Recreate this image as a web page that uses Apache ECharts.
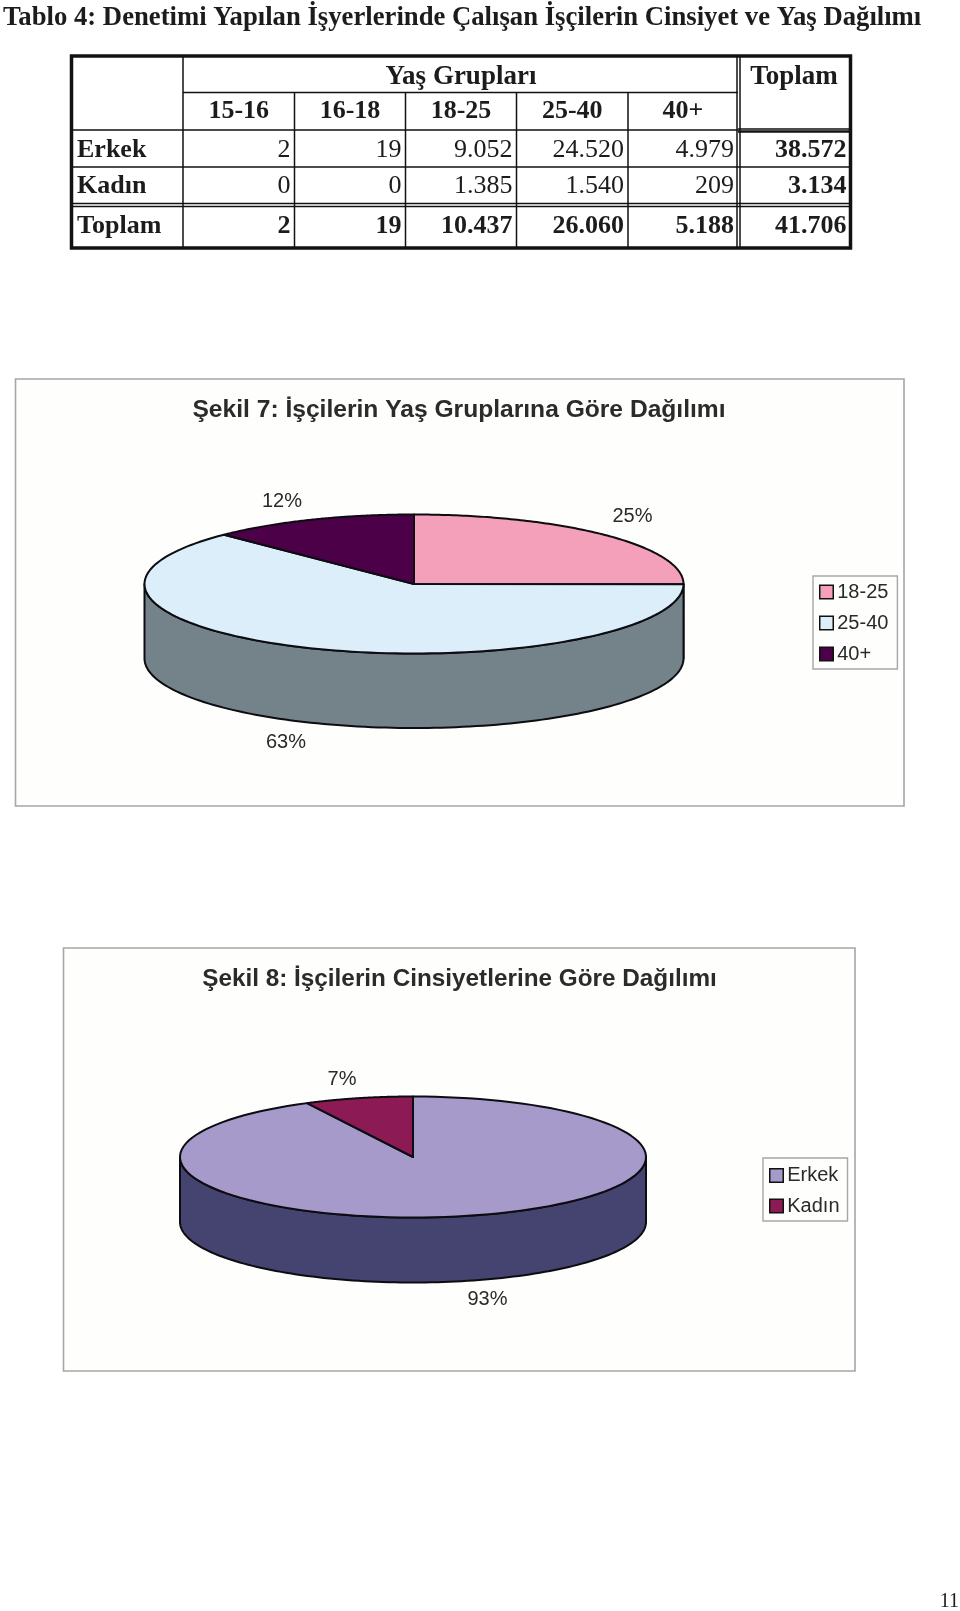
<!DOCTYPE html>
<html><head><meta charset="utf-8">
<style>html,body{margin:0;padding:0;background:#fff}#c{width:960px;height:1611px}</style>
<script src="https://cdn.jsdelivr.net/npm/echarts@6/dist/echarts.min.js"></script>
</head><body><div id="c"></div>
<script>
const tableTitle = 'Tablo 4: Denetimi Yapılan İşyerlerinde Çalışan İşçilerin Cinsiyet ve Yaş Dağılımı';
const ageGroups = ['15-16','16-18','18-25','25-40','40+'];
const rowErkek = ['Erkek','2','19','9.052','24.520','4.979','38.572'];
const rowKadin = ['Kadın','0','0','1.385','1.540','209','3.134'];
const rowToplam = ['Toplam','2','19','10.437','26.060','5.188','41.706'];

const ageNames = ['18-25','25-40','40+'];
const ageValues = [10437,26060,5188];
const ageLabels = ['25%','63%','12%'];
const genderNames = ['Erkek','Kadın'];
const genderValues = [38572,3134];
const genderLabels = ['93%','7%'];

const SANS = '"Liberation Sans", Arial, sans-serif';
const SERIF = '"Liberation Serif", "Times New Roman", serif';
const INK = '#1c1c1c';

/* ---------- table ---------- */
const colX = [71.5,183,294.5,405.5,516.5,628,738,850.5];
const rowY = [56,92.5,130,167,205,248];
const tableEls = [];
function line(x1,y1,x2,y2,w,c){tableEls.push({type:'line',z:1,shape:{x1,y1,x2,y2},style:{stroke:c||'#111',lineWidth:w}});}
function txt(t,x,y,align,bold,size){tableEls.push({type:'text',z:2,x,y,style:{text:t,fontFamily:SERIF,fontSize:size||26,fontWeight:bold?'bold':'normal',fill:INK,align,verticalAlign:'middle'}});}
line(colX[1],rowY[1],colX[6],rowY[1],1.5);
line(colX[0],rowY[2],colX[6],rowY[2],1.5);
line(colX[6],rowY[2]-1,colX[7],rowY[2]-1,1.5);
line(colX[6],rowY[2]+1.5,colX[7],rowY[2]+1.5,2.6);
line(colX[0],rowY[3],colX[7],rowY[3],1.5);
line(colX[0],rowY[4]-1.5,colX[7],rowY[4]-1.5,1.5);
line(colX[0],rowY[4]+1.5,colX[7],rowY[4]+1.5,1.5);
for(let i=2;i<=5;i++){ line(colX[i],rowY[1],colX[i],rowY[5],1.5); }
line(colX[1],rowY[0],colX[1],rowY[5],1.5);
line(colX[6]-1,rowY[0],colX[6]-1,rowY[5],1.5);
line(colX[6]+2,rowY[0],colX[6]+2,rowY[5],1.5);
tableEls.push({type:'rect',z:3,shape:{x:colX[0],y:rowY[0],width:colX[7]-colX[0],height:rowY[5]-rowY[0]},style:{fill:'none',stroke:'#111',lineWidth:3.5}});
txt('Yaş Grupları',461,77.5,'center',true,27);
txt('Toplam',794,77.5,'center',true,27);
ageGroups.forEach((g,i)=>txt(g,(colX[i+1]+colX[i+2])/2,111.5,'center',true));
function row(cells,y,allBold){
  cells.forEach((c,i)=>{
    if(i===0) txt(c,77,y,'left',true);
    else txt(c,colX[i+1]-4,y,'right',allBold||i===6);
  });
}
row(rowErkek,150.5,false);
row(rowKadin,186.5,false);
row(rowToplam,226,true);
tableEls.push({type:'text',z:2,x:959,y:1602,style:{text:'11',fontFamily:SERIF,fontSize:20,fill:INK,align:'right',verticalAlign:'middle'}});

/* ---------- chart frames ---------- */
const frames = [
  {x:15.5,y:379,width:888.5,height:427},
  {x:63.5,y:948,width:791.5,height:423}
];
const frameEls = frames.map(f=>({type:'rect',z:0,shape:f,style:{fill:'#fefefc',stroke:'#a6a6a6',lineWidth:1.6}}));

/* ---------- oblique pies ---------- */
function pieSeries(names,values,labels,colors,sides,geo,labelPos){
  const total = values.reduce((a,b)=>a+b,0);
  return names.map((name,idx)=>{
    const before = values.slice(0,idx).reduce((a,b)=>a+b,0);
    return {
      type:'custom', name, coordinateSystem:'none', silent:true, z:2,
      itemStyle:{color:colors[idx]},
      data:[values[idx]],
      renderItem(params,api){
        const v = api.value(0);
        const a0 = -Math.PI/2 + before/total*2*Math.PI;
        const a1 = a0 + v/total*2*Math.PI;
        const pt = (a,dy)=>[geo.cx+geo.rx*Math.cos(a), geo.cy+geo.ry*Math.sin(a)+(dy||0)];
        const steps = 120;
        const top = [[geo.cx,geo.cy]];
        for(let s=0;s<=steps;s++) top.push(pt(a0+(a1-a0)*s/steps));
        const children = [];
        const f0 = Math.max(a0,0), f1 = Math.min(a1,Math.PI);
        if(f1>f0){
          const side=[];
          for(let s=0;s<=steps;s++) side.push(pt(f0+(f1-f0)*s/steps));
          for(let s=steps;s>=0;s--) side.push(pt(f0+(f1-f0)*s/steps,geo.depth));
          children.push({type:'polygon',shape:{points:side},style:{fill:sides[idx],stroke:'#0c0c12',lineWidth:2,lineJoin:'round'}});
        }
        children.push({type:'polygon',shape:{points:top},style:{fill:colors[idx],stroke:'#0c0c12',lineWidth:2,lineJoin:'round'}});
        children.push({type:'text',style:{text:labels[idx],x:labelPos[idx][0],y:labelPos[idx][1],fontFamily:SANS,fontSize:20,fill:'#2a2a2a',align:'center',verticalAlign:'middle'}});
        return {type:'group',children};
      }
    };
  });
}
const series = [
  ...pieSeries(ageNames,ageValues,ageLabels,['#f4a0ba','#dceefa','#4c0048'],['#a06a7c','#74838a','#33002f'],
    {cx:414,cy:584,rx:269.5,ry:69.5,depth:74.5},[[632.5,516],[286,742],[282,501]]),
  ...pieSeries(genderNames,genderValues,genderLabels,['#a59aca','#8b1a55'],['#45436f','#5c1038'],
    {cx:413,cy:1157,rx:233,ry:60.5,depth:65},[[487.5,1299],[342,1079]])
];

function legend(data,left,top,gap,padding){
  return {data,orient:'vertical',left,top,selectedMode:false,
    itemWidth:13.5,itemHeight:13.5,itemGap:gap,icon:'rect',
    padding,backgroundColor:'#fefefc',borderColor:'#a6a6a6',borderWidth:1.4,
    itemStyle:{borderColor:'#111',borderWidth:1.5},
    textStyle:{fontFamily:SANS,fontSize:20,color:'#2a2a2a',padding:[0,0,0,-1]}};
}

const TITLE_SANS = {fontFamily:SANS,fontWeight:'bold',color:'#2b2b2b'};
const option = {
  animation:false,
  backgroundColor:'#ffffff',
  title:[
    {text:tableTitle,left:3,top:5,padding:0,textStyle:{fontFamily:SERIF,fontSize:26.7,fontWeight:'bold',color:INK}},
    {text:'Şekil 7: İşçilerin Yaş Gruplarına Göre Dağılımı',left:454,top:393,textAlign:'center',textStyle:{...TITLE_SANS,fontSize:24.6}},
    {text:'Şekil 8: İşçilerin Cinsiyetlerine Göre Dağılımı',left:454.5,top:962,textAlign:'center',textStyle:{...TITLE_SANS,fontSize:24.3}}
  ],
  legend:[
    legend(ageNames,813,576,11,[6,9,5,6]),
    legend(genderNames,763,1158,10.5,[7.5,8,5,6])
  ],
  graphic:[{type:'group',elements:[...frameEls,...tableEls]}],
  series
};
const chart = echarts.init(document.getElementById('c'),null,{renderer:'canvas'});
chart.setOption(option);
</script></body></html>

-------------------------

WHAT TO WORK ON: Leave out any pictures, please, and quote only the lines from the top of the data through the line that contains "const INK = '#1c1c1c';".

ANSWER TO THE PROBLEM:
Recreate this image as a web page that uses Apache ECharts.
<!DOCTYPE html>
<html><head><meta charset="utf-8">
<style>html,body{margin:0;padding:0;background:#fff}#c{width:960px;height:1611px}</style>
<script src="https://cdn.jsdelivr.net/npm/echarts@6/dist/echarts.min.js"></script>
</head><body><div id="c"></div>
<script>
const tableTitle = 'Tablo 4: Denetimi Yapılan İşyerlerinde Çalışan İşçilerin Cinsiyet ve Yaş Dağılımı';
const ageGroups = ['15-16','16-18','18-25','25-40','40+'];
const rowErkek = ['Erkek','2','19','9.052','24.520','4.979','38.572'];
const rowKadin = ['Kadın','0','0','1.385','1.540','209','3.134'];
const rowToplam = ['Toplam','2','19','10.437','26.060','5.188','41.706'];

const ageNames = ['18-25','25-40','40+'];
const ageValues = [10437,26060,5188];
const ageLabels = ['25%','63%','12%'];
const genderNames = ['Erkek','Kadın'];
const genderValues = [38572,3134];
const genderLabels = ['93%','7%'];

const SANS = '"Liberation Sans", Arial, sans-serif';
const SERIF = '"Liberation Serif", "Times New Roman", serif';
const INK = '#1c1c1c';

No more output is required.